- Task objective -
Identify the lines in the data below that contain "source" and give only how many there are.

- Dataset excerpts -
+ + + + +
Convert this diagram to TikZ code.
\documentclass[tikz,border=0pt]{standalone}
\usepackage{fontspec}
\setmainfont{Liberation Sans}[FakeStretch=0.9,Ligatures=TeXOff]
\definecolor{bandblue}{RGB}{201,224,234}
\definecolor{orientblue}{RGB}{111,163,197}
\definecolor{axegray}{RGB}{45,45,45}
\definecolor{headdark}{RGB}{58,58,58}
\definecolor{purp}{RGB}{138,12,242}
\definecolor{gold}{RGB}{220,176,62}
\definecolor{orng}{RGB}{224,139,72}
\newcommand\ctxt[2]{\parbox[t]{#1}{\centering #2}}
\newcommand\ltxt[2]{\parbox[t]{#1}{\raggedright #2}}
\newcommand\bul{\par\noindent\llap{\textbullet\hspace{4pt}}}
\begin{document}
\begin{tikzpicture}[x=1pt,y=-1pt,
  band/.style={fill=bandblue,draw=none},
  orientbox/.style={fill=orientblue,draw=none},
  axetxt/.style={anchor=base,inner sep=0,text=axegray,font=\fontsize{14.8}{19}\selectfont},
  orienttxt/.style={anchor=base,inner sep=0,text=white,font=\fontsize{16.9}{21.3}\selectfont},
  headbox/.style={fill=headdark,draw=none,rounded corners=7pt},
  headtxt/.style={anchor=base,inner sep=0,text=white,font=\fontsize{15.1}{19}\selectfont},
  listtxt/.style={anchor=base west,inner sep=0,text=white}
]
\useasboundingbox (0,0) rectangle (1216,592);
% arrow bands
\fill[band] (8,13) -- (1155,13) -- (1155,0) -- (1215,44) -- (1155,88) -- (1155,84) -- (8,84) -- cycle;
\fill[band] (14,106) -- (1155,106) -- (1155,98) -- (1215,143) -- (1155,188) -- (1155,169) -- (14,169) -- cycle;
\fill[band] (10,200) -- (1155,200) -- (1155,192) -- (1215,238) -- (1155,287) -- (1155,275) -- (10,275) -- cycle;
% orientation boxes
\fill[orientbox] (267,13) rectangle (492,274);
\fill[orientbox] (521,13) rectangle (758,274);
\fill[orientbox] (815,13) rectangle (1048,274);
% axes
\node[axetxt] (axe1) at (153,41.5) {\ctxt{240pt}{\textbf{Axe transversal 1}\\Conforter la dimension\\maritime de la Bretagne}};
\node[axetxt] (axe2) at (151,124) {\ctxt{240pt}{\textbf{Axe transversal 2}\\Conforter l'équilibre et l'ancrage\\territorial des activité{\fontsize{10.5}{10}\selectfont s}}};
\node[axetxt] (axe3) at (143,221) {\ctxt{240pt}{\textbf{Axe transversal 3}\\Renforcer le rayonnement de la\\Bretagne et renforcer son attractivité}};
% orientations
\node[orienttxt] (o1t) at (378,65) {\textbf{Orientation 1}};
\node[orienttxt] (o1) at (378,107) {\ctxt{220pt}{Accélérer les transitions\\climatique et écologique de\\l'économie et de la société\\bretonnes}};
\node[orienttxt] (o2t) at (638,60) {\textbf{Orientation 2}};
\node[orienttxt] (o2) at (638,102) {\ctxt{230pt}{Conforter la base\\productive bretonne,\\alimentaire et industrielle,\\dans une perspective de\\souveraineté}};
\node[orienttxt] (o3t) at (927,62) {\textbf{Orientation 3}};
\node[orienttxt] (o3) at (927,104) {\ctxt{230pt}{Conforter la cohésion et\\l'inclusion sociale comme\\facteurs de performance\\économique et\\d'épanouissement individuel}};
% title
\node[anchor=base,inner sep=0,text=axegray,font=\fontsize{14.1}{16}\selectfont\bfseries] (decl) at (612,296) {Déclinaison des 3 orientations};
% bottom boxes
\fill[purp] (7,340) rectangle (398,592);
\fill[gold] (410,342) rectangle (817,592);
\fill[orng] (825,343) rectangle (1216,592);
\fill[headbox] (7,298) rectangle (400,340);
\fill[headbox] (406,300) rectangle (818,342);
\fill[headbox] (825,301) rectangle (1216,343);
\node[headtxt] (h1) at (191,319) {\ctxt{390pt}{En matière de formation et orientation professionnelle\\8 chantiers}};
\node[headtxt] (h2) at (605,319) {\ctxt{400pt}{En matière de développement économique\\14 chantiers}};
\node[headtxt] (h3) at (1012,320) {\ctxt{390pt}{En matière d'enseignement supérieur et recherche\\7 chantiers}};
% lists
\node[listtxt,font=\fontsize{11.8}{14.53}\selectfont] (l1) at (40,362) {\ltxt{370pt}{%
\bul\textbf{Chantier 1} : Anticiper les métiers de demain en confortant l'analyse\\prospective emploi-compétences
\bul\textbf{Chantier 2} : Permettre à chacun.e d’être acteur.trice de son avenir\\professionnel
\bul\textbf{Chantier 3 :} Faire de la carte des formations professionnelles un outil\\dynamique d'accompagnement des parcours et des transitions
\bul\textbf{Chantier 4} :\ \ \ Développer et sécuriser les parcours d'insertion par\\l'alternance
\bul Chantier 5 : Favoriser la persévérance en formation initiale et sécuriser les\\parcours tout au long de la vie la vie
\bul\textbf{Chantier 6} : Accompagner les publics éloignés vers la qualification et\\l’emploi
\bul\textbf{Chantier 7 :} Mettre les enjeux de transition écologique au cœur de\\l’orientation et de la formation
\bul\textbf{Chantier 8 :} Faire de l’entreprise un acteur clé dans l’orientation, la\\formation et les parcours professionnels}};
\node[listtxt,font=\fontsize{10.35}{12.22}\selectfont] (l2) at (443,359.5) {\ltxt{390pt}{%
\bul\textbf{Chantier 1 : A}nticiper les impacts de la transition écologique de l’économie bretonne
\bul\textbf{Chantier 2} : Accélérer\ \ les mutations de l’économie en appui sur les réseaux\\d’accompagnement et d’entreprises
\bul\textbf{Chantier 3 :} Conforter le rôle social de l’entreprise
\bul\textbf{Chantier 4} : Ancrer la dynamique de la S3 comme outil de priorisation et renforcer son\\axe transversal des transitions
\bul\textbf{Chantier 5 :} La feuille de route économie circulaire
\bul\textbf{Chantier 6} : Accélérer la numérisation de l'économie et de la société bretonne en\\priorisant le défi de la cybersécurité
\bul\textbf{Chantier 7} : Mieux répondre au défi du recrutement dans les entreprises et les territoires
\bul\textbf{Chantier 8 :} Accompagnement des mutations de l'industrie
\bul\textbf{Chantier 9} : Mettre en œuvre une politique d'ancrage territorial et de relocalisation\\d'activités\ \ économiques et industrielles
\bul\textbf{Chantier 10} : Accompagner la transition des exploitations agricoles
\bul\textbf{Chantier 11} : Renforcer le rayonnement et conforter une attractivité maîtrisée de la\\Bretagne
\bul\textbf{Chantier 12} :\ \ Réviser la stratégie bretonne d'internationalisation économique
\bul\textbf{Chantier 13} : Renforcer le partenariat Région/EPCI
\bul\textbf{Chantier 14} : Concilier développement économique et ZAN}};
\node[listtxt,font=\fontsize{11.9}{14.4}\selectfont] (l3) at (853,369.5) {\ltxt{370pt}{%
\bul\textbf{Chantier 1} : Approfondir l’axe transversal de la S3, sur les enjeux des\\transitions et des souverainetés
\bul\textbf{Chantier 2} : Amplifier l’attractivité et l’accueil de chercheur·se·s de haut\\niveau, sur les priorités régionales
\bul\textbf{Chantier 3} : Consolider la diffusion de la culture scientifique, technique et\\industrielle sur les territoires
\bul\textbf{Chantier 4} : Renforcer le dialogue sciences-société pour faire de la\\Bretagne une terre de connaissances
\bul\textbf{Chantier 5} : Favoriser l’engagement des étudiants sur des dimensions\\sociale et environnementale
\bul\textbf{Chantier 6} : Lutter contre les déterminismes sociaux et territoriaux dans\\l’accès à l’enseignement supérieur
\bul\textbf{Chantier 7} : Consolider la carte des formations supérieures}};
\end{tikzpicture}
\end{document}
+ + + + +
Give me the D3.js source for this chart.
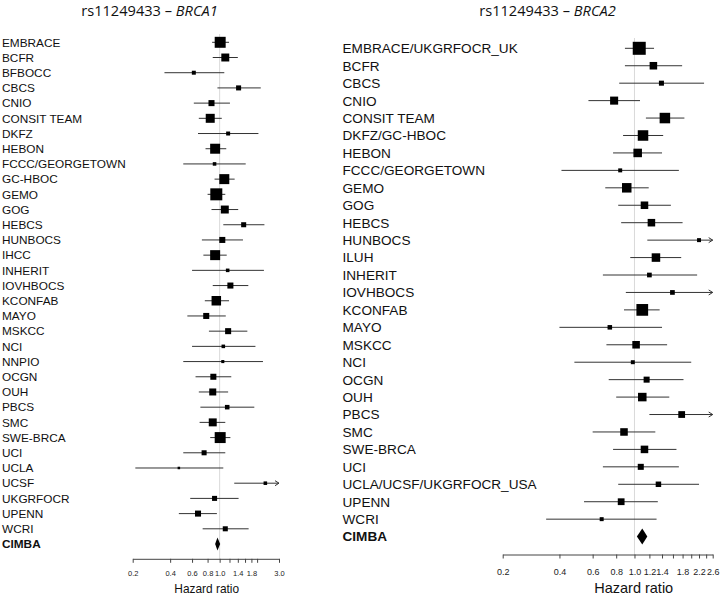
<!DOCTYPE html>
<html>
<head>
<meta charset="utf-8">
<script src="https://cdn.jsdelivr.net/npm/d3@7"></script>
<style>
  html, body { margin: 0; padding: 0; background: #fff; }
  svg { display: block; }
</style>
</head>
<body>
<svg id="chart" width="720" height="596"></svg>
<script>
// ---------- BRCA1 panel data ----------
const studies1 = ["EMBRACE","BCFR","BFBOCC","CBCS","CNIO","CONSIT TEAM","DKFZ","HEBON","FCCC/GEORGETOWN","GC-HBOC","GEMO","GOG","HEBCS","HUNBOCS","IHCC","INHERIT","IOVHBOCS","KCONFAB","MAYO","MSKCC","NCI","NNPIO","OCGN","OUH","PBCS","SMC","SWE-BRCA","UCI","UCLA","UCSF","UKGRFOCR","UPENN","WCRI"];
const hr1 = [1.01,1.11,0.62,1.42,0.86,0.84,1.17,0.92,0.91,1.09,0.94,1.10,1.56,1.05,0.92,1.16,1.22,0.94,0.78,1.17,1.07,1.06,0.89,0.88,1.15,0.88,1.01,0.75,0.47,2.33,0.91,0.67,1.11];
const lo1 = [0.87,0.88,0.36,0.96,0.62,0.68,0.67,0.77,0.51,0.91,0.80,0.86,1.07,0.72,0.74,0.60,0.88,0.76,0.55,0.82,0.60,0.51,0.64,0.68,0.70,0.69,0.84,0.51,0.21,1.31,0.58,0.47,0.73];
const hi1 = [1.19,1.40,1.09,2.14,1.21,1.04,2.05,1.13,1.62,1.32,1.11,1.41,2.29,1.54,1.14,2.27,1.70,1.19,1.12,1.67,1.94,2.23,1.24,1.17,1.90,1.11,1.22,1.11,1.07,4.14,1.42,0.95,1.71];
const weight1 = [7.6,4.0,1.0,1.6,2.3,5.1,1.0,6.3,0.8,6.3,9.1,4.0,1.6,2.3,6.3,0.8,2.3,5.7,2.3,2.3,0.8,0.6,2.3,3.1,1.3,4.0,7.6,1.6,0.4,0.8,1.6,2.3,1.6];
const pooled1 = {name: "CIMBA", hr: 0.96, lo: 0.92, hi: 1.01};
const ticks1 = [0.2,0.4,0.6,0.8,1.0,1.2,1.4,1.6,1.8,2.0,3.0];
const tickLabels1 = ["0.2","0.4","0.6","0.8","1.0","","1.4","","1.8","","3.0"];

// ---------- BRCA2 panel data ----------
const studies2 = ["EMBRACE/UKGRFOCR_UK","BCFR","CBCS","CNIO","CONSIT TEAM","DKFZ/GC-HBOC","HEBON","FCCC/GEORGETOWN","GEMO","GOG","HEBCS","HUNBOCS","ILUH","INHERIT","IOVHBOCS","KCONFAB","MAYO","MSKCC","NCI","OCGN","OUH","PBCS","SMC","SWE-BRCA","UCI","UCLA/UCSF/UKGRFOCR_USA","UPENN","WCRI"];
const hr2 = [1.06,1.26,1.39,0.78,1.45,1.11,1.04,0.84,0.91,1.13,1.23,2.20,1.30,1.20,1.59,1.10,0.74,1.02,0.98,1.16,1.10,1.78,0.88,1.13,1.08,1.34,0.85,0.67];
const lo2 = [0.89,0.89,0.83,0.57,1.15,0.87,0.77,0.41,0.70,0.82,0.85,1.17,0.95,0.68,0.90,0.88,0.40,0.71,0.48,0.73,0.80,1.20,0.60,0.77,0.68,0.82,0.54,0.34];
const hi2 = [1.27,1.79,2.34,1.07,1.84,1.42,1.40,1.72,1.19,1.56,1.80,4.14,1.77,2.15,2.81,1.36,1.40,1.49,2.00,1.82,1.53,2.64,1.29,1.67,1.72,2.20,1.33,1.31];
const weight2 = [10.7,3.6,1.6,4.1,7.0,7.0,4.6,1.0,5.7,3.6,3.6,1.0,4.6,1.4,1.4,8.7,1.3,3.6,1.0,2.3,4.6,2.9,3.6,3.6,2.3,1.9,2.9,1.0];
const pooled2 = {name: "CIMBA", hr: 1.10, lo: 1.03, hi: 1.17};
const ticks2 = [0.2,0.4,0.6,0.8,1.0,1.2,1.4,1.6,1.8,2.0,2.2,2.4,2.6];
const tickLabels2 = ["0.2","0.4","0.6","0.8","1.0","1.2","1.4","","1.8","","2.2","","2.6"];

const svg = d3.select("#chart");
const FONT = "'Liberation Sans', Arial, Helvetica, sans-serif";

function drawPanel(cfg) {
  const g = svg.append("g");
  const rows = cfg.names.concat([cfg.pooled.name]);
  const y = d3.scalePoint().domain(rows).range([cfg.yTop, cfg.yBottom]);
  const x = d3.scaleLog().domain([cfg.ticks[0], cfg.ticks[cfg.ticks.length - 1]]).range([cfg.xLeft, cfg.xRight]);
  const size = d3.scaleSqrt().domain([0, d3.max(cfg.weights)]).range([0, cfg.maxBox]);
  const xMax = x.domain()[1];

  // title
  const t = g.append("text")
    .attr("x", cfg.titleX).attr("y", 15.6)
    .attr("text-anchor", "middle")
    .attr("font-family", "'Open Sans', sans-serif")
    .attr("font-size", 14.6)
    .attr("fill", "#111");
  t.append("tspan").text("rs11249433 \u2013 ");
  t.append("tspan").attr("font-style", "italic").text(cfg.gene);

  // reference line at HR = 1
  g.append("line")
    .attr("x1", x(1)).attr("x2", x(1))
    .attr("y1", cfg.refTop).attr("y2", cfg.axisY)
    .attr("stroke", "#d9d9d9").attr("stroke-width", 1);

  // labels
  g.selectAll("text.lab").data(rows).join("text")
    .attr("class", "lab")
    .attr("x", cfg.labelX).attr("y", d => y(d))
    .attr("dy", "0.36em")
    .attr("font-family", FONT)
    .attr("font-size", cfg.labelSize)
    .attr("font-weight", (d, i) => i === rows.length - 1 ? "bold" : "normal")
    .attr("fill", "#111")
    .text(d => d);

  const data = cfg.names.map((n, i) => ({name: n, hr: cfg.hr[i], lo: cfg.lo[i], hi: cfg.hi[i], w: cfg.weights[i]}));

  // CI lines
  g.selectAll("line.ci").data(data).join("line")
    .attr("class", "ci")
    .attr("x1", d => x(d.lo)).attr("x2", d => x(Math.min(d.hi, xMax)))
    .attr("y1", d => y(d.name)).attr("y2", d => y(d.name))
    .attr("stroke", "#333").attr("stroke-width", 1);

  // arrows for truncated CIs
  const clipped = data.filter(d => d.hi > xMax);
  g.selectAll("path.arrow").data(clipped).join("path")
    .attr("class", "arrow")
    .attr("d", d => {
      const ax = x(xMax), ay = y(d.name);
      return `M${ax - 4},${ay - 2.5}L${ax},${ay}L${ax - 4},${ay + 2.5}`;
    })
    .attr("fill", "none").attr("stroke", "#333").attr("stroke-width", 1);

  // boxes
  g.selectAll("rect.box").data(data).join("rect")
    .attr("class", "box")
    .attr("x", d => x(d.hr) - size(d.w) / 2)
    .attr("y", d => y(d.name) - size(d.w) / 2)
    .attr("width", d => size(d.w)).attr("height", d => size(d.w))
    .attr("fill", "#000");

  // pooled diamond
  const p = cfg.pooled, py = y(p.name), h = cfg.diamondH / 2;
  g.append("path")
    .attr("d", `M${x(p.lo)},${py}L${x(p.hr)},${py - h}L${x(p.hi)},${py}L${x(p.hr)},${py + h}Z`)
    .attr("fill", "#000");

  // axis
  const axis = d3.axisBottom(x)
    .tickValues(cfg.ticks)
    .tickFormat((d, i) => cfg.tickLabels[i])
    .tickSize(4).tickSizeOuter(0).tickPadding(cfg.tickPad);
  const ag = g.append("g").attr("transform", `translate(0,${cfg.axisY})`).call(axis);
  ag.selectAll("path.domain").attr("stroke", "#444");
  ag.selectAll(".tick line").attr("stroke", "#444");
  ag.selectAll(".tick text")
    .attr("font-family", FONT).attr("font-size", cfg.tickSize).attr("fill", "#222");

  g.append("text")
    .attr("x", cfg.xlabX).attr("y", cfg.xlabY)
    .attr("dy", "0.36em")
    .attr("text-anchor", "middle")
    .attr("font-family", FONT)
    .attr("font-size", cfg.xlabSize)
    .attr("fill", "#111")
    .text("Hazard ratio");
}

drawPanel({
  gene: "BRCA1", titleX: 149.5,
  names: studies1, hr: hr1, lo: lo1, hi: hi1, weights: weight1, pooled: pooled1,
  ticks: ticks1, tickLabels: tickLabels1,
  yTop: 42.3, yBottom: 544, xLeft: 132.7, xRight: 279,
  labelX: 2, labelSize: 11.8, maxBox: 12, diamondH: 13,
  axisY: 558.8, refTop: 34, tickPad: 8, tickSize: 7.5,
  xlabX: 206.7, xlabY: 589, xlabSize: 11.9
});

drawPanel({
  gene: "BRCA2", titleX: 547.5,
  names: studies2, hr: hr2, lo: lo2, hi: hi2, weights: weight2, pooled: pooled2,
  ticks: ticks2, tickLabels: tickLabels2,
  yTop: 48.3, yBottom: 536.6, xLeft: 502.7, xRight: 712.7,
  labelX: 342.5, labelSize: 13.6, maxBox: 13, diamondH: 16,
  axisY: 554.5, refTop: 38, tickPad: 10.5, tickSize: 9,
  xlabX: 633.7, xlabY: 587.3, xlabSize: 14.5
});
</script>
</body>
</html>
+ + + + +
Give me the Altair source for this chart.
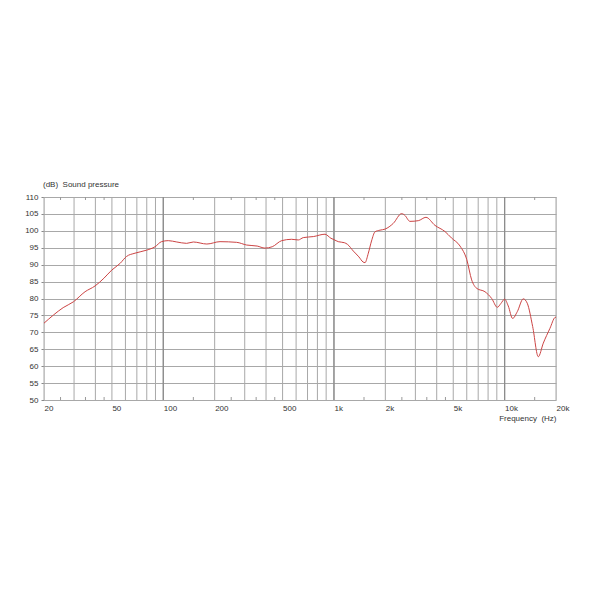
+ + + + +
- Solution for this problem -
2